UVA’s administration engaged in behavior that can be described as “gaslighting.” Administrators asserted that Bhattacharya had behaved aggressively when he hadn’t, and then cited his increasing confusion, frustration, and hostility toward the disciplinary process as evidence that he was aggressive. And all of this because Bhattacharya asked an entirely fair question about microaggressions, a fraught subject.

Bhattacharya turned to FIRE in December 2018, near the height of his dispute with UVA. We put him in touch with members of our FIRE legal network and connected him with Michael J. Lockerby in the Washington, D.C., office of Foley & Lardner LLP. With the help of Lockerby and fellow Foley attorney Jack Haake, Bhattacharya sued UVA on First Amendment grounds. 

Just last week a judge ruled the suit can proceed, rejecting UVA’s assertion that Bhattacharya’s speech was unprotected because it was “offensive.” 

With all the brilliant minds at UVA Law (including at its prominent First Amendment Clinic), we were pretty surprised to see UVA’s lawyers making one the most basic First Amendment faux pas: the incorrect assertion that “offensive” speech is not protected speech. It most certainly is. The Supreme Court has repeatedly and clearly held that offensive speech alone, up to and including purposely hateful expression, is absolutely protected by the First Amendment

(UVA lawyers: We have some great First Amendment resources to help you out. You can start with our very digestible Freshman Orientation programming on hate speech and work your way up to FIRE’s comprehensive “Guide to Free Speech on Campus.” There’s also our First Amendment Library with cases on point — including some greatest hits that might ring a bell from your 1L year, including Brandenburg v. Ohio, R.A.V. v. City of St. Paul, and Snyder v. Phelps. But I digress … .)

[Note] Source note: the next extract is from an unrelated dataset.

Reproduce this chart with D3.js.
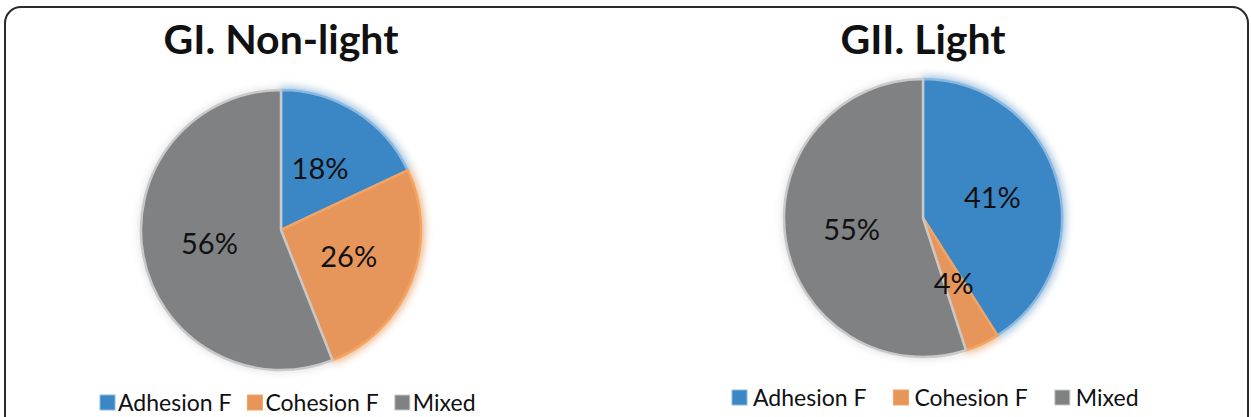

As Bhattacharya’s case shows in perhaps the starkest scenario to date, professionalism policies are being used to punish students who say just about anything, provided an administrator happens to object. 

At UVA — a public university bound by the U.S. Constitution’s most stringent standards of expressive freedom — asking the wrong question about a controversial topic was enough for Kieran Bhattacharya to be sent for a psychological evaluation and banned from campus. FIRE hopes the court reviewing his case will find this to be an unacceptable result for students pursuing professional degrees at any institution bound by the First Amendment.

Correction: An earlier version of this story described Bhattacharya as having been “banned” from campus over his questions at the microaggressions panel. Issues surrounding the basis for that ban remain unclear. UVA issued a no-trespass order against him in December of 2018 — about a month after he was suspended — allegedly because Bhattacharya posted "comments on a chat room that were perceived as threats" or "threatened the well-being of members of the community through various social media platforms." While UVA could — and has the burden to — demonstrate that the social media posts forming the basis for the no-trespass order were unprotected true threats, there does not appear to be any indication that Bhattacharya's earlier suspension was premised on these posts. UVA and the police have failed to share the basis for what it alleges were threats, either publicly or with Bhattacharya.

Correction No. 2: Correcting the scrivener's error above to reflect that the no-trespass order was issued in December of 2018.